On January 2, Janet Mills (D) was inaugurated as the governor of Maine, replacing Paul LePage (R). And only a week later, bills had already been filed to reverse the outgoing governor’s policies.
Former Governor LePage frequently took to the airwaves to rant against renewable energy, and his administration was engaged it all-out war against the energy transition. This included a moratorium against new wind development in coastal and western Maine, but also the imposition of the most bizarre and regressive changes to rooftop solar policy seen by pv magazine this side of Spain.
Maine’s policy not only cut the compensation for the output of rooftop solar by 10% each year depending on the year that the system is installed, but also applied this unsupported reduction in valuation to the entire output of a customer-sited PV system – whether it was supplying the customer’s home or feeding the grid. This invasive accounting system is called “gross metering”.
Incidentally, gross metering requires the installation of costly metering systems, which caused the regulators appointed by LePage to reverse this decision for mid-sized and large commercial customers after being confronted with the costs of installing these meters.

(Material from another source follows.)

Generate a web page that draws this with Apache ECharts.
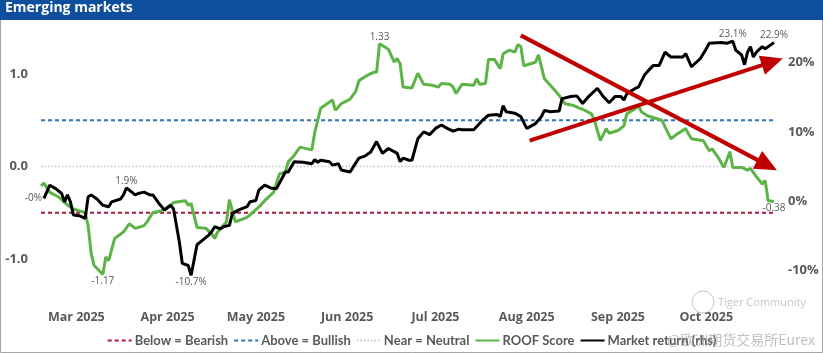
<!DOCTYPE html>
<html>
<head>
<meta charset="utf-8">
<title>Emerging markets</title>
<script src="https://cdn.jsdelivr.net/npm/echarts@6.0.0/dist/echarts.min.js"></script>
<style>
  html, body { margin: 0; padding: 0; background: #fff; }
  #main { width: 823px; height: 353px; }
</style>
</head>
<body>
<div id="main"></div>
<script>
// ROOF score (left axis)
var roofDates = [
  '2025-02-17','2025-02-18','2025-02-20','2025-02-23','2025-02-25','2025-02-27','2025-02-28',
  '2025-03-04','2025-03-05','2025-03-06','2025-03-07','2025-03-10','2025-03-11','2025-03-12',
  '2025-03-14','2025-03-17','2025-03-19','2025-03-21','2025-03-24','2025-03-25','2025-03-27',
  '2025-03-30','2025-04-02','2025-04-03','2025-04-07','2025-04-08','2025-04-09','2025-04-11',
  '2025-04-14','2025-04-16','2025-04-17','2025-04-18','2025-04-21','2025-04-22','2025-04-24',
  '2025-04-28','2025-05-02','2025-05-04','2025-05-07','2025-05-09','2025-05-11','2025-05-12',
  '2025-05-14','2025-05-16','2025-05-20','2025-05-21','2025-05-23','2025-05-27','2025-05-28',
  '2025-05-30','2025-06-02','2025-06-04','2025-06-05','2025-06-08','2025-06-10','2025-06-11',
  '2025-06-12','2025-06-15','2025-06-17','2025-06-18','2025-06-19','2025-06-20','2025-06-23',
  '2025-06-25','2025-06-27','2025-06-30','2025-07-02','2025-07-03','2025-07-06','2025-07-07',
  '2025-07-08','2025-07-10','2025-07-14','2025-07-15','2025-07-16','2025-07-18','2025-07-19',
  '2025-07-21','2025-07-23','2025-07-24','2025-07-26','2025-07-28','2025-07-29','2025-07-30',
  '2025-07-31','2025-08-02','2025-08-04','2025-08-05','2025-08-07','2025-08-09','2025-08-11',
  '2025-08-13','2025-08-14','2025-08-17','2025-08-19','2025-08-20','2025-08-23','2025-08-24',
  '2025-08-26','2025-08-28','2025-08-29','2025-09-01','2025-09-03','2025-09-04','2025-09-05',
  '2025-09-07','2025-09-08','2025-09-09','2025-09-11','2025-09-14','2025-09-16','2025-09-17',
  '2025-09-19','2025-09-21','2025-09-24','2025-09-25','2025-09-26','2025-09-30','2025-10-02',
  '2025-10-03','2025-10-05','2025-10-07','2025-10-09','2025-10-10','2025-10-13','2025-10-15',
  '2025-10-16','2025-10-18','2025-10-20','2025-10-21','2025-10-22','2025-10-24'
];
var roofScore = [
  -0.21,-0.18,-0.28,-0.33,-0.39,-0.44,-0.46,
  -0.50,-0.64,-0.93,-1.07,-1.17,-0.98,-1.02,
  -0.78,-0.71,-0.62,-0.67,-0.64,-0.60,-0.50,
  -0.48,-0.42,-0.39,-0.37,-0.42,-0.40,-0.66,
  -0.67,-0.73,-0.78,-0.71,-0.60,-0.36,-0.60,
  -0.55,-0.44,-0.37,-0.28,-0.08,-0.06,0.05,
  0.12,0.21,0.18,0.37,0.63,0.72,0.61,
  0.68,0.73,0.82,0.93,0.99,1.02,1.02,
  1.33,1.27,1.13,1.17,1.11,0.86,0.85,
  1.01,0.89,0.88,0.86,0.90,0.89,0.86,
  0.79,0.89,0.88,0.95,0.89,0.90,1.16,
  1.16,1.06,1.22,1.26,1.24,1.32,1.30,
  1.09,1.11,1.13,1.21,0.95,0.88,0.81,
  0.73,0.68,0.66,0.63,0.62,0.57,0.50,
  0.28,0.41,0.36,0.39,0.44,0.57,0.59,
  0.63,0.66,0.59,0.55,0.52,0.50,0.43,
  0.30,0.35,0.41,0.35,0.30,0.28,0.17,
  0.19,0.10,-0.01,0.16,-0.01,-0.01,-0.04,
  -0.02,-0.11,-0.19,-0.15,-0.37,-0.38
];

// Market return in % (right axis)
var mktDates = [
  '2025-02-18','2025-02-20','2025-02-22','2025-02-24','2025-02-25','2025-02-26','2025-02-27',
  '2025-02-28','2025-03-02','2025-03-04','2025-03-05','2025-03-06','2025-03-08','2025-03-10',
  '2025-03-12','2025-03-13','2025-03-16','2025-03-17','2025-03-18','2025-03-19','2025-03-21',
  '2025-03-22','2025-03-24','2025-03-26','2025-03-27','2025-03-29','2025-03-31','2025-04-02',
  '2025-04-03','2025-04-04','2025-04-05','2025-04-06','2025-04-08','2025-04-09','2025-04-11',
  '2025-04-13','2025-04-15','2025-04-16','2025-04-17','2025-04-19','2025-04-20','2025-04-22',
  '2025-04-23','2025-04-25','2025-04-28','2025-04-29','2025-05-01','2025-05-02','2025-05-04',
  '2025-05-06','2025-05-08','2025-05-09','2025-05-11','2025-05-12','2025-05-14','2025-05-17',
  '2025-05-20','2025-05-21','2025-05-22','2025-05-23','2025-05-26','2025-05-27','2025-05-29',
  '2025-05-30','2025-06-02','2025-06-03','2025-06-05','2025-06-07','2025-06-09','2025-06-11',
  '2025-06-13','2025-06-15','2025-06-18','2025-06-19','2025-06-20','2025-06-22','2025-06-23',
  '2025-06-25','2025-06-27','2025-06-29','2025-07-01','2025-07-03','2025-07-05','2025-07-07',
  '2025-07-09','2025-07-10','2025-07-14','2025-07-16','2025-07-17','2025-07-19','2025-07-22',
  '2025-07-23','2025-07-24','2025-07-25','2025-07-28','2025-07-30','2025-08-01','2025-08-04',
  '2025-08-06','2025-08-07','2025-08-09','2025-08-12','2025-08-13','2025-08-16','2025-08-18',
  '2025-08-20','2025-08-22','2025-08-25','2025-08-27','2025-08-29','2025-08-31','2025-09-02',
  '2025-09-03','2025-09-04','2025-09-05','2025-09-07','2025-09-08','2025-09-10','2025-09-11',
  '2025-09-13','2025-09-15','2025-09-17','2025-09-19','2025-09-23','2025-09-24','2025-09-26',
  '2025-09-29','2025-10-01','2025-10-02','2025-10-06','2025-10-08','2025-10-10','2025-10-11',
  '2025-10-13','2025-10-14','2025-10-15','2025-10-16','2025-10-17','2025-10-18','2025-10-20',
  '2025-10-21','2025-10-23','2025-10-24'
];
var mktReturn = [
  0.4,2.3,1.8,1.1,-0.1,0.9,-0.1,
  -2.0,-2.1,-2.5,0.6,0.9,0.3,-0.6,
  -0.8,-0.1,0.3,0.9,1.9,1.6,0.9,
  1.1,1.3,0.9,0.9,-0.3,-1.3,-0.6,
  -1.1,-3.5,-5.9,-9.0,-9.3,-10.7,-6.3,
  -5.6,-4.9,-4.4,-3.7,-4.0,-3.7,-3.5,
  -1.8,-1.3,-0.8,-0.1,0.1,1.6,2.3,
  1.9,1.8,2.6,4.2,4.2,5.7,5.6,
  5.4,6.0,5.6,5.9,5.7,5.2,5.4,
  4.5,4.2,4.9,6.2,6.5,7.1,8.6,
  6.9,7.6,6.9,5.7,6.2,5.9,5.9,
  9.0,10.0,9.6,10.5,11.0,10.5,10.1,
  10.4,10.3,10.3,11.2,11.7,12.4,12.5,
  12.2,13.8,12.9,12.7,12.2,10.5,11.2,
  12.2,13.1,12.9,13.0,14.8,15.1,15.2,
  14.1,15.1,16.3,15.1,14.2,15.1,15.1,
  14.6,15.5,15.8,16.3,16.5,18.2,18.7,
  19.6,19.6,21.5,20.8,20.8,21.3,19.4,
  20.6,22.0,22.8,22.9,22.8,23.1,21.8,
  21.1,19.7,21.5,22.3,20.8,21.5,22.3,
  22.0,22.6,22.9
];

// point labels
var roofLabelDates = ['2025-03-10', '2025-06-12', '2025-10-24'];
var roofLabelPos = ['bottom', 'top', 'bottom'];
var mktLabelDates = ['2025-02-18', '2025-03-18', '2025-04-09', '2025-10-10', '2025-10-24'];
var mktLabelPos = ['left', 'top', 'bottom', 'top', 'top'];
var mktLabelText = ['-0%', null, null, null, null];

// reference levels
var bearishLevel = -0.5;
var bullishLevel = 0.5;
var neutralLevel = 0;

var xStart = '2025-02-17';
var xEnd = '2025-10-24';
var monthTicks = ['2025-03-01','2025-04-01','2025-05-01','2025-06-01','2025-07-01','2025-08-01','2025-09-01','2025-10-01'];
var monthNames = ['Jan','Feb','Mar','Apr','May','Jun','Jul','Aug','Sep','Oct','Nov','Dec'];
var leftTicks = [-1, 0, 1];
var rightTicks = [-10, 0, 10, 20];

// annotation arrows, in data space of the left axis
var arrowDown = [['2025-07-30', 1.42], ['2025-10-25', -0.04]];
var arrowUp = [['2025-08-02', 0.28], ['2025-10-27', 1.17]];

function toTime(s) { return new Date(s + 'T00:00:00').getTime(); }

var labelColor = '#595959';
var fontFam = '"Open Sans", "Noto Sans", sans-serif';

function buildData(dates, values, lblDates, lblPos, lblText, fmt) {
  return dates.map(function (d, i) {
    var item = { value: [toTime(d), values[i]] };
    var k = lblDates.indexOf(d);
    if (k >= 0) {
      var txt = (lblText && lblText[k]) ? lblText[k] : fmt(values[i]);
      item.label = {
        show: true, position: lblPos[k], distance: 2,
        formatter: txt, color: labelColor, fontSize: 10, fontFamily: fontFam
      };
    }
    return item;
  });
}

var roofData = buildData(roofDates, roofScore, roofLabelDates, roofLabelPos, null,
  function (v) { return v.toFixed(2); });
var mktData = buildData(mktDates, mktReturn, mktLabelDates, mktLabelPos, mktLabelText,
  function (v) { return v.toFixed(1) + '%'; });

function levelSeries(name, level, color, width, dash) {
  return {
    name: name, type: 'line', yAxisIndex: 0, symbol: 'none', silent: true,
    data: [[toTime(xStart), level], [toTime(xEnd), level]],
    lineStyle: { color: color, width: width, type: dash },
    itemStyle: { color: color },
    z: 1
  };
}

var myChart = echarts.init(document.getElementById('main'));

var option = {
  animation: false,
  textStyle: { fontFamily: fontFam },
  grid: { left: 41, right: 49, top: 28, bottom: 48 },
  legend: {
    bottom: 1, left: 'center',
    itemWidth: 24, itemHeight: 10, itemGap: 5,
    itemStyle: { opacity: 0 },
    textStyle: { color: labelColor, fontSize: 13, fontWeight: 'bold', fontFamily: 'Lato, "Open Sans", sans-serif', padding: [0, 0, 0, -2] },
    data: ['Below = Bearish', 'Above = Bullish', 'Near = Neutral', 'ROOF Score', 'Market return (rhs)']
  },
  xAxis: {
    type: 'value',
    min: toTime(xStart),
    max: toTime(xEnd),
    axisLine: { show: false },
    axisTick: { show: false },
    splitLine: { show: false },
    axisLabel: {
      customValues: monthTicks.map(toTime),
      margin: 6,
      color: labelColor, fontSize: 12.5, fontWeight: 'bold', fontFamily: fontFam,
      formatter: function (v) {
        var d = new Date(v);
        return monthNames[d.getMonth()] + ' ' + d.getFullYear();
      }
    }
  },
  yAxis: [
    {
      type: 'value', min: -1.5, max: 1.5, position: 'left',
      axisLine: { show: false }, axisTick: { show: false }, splitLine: { show: false },
      axisLabel: {
        customValues: leftTicks, margin: 13,
        color: labelColor, fontSize: 13, fontWeight: 'bold', fontFamily: fontFam,
        formatter: function (v) { return v.toFixed(1); }
      }
    },
    {
      type: 'value', min: -15, max: 25, position: 'right',
      axisLine: { show: false }, axisTick: { show: false }, splitLine: { show: false },
      axisLabel: {
        customValues: rightTicks, margin: 14,
        color: labelColor, fontSize: 13, fontWeight: 'bold', fontFamily: fontFam,
        formatter: function (v) { return v + '%'; }
      }
    }
  ],
  series: [
    levelSeries('Below = Bearish', bearishLevel, '#b2173a', 2, [4, 3]),
    levelSeries('Above = Bullish', bullishLevel, '#2e75b6', 2, [4, 3]),
    levelSeries('Near = Neutral', neutralLevel, '#c4c4c4', 1.5, [1.5, 2]),
    {
      name: 'ROOF Score', type: 'line', yAxisIndex: 0,
      symbol: 'circle', symbolSize: 0, showSymbol: true,
      data: roofData,
      lineStyle: { color: '#5cb346', width: 3 },
      itemStyle: { color: '#5cb346' },
      z: 3
    },
    {
      name: 'Market return (rhs)', type: 'line', yAxisIndex: 1,
      symbol: 'circle', symbolSize: 0, showSymbol: true,
      data: mktData,
      lineStyle: { color: '#000000', width: 3 },
      itemStyle: { color: '#000000' },
      z: 4
    }
  ]
};

myChart.setOption(option);

function arrowShapes(a, color) {
  var p0 = myChart.convertToPixel({ xAxisIndex: 0, yAxisIndex: 0 }, [toTime(a[0][0]), a[0][1]]);
  var p1 = myChart.convertToPixel({ xAxisIndex: 0, yAxisIndex: 0 }, [toTime(a[1][0]), a[1][1]]);
  var dx = p1[0] - p0[0], dy = p1[1] - p0[1];
  var len = Math.sqrt(dx * dx + dy * dy);
  var ux = dx / len, uy = dy / len;
  var headLen = 22, headW = 10;
  var bx = p1[0] - ux * headLen, by = p1[1] - uy * headLen;
  return [
    { type: 'line', z: 50, shape: { x1: p0[0], y1: p0[1], x2: bx + ux * 2, y2: by + uy * 2 },
      style: { stroke: color, lineWidth: 4 } },
    { type: 'polygon', z: 50, shape: { points: [[p1[0], p1[1]], [bx - uy * headW, by + ux * headW], [bx + uy * headW, by - ux * headW]] },
      style: { fill: color } }
  ];
}

var graphics = [
  { type: 'rect', z: 0, shape: { x: 0.5, y: 0.5, width: 822, height: 352 },
    style: { fill: 'none', stroke: '#a6a6a6', lineWidth: 1 } },
  { type: 'rect', z: 10, shape: { x: 0, y: 0, width: 823, height: 20 },
    style: { fill: '#0d4f9c' } },
  { type: 'text', z: 11, left: 5, top: 1,
    style: { text: 'Emerging markets', fill: '#ffffff', font: 'bold 14px ' + fontFam } },
  // watermark
  { type: 'circle', z: 20, shape: { cx: 703, cy: 302, r: 11 },
    style: { fill: 'none', stroke: 'rgba(150,150,150,0.55)', lineWidth: 1 } },
  { type: 'text', z: 20, left: 718, top: 297,
    style: { text: 'Tiger Community', fill: 'rgba(150,150,150,0.55)', font: '11px ' + fontFam } },
  { type: 'text', z: 20, left: 667, top: 333,
    style: { text: '@欧洲期货交易所Eurex', fill: 'rgba(150,150,150,0.6)', font: '14px "Noto Sans CJK SC", sans-serif' } }
];
graphics = graphics.concat(arrowShapes(arrowDown, '#c00000'), arrowShapes(arrowUp, '#c00000'));

myChart.setOption({ graphic: graphics });
</script>
</body>
</html>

Given that the LePage Administration’s entire justification for this punitive policy was saving costs, it wasn’t a good look.
“Market-based mechanism”
On Wednesday, Maine Representative Beth O’Connor (R-Berwick) filed a bill to end gross metering and replace it with a “market-based mechanism”, whereby the excess output of a PV system is eligible for a monetary credit at the wholesale rate. The bill goes so far as to specifically prohibit gross metering.
Additionally, the bill requires Maine’s regulators to procure as much os 20 MW of “large-scale community solar distributed generation resources”, but it can only pay no more than six cents per kilowatt-hour or the average wholesale rate for the past 12 months for this, and given the limited output for systems in Maine it is not clear if those numbers will pencil.
Finally, the bill will require regulators to conduct a study of the costs and benefits to ratepayers of both net energy billing and the market-based crediting system and report to the legislature. This could be a sound start for future policies, as the net benefits to all customers of net-metered solar have been upheld by studies across the nation, and particularly in states like Maine that don’t have much solar online yet.
Republican opposition to LePage’s policies
The bill has been co-sponsored by one state senator and seven other state representatives. As an indication of how broadly unpopular the LePage Administration’s solar policies were, like former Governor LePage and Representative O’Connor all eight are members of the Republican Party.
It is unclear how this bill will fare in the Maine House of Representatives in which the Democratic Party gained a greater majority in the last election, and Democrats may have their own ideas about how to reverse Governor LePage’s policies.
Incoming Governor Mills has pledged to put the state on a path to being powered “virtually entirely” by renewable energy and to restore net metering, and Natural Resources Council of Maine (NRCM) notes that there are several other renewable energy bills that they are working on which have not yet been printed.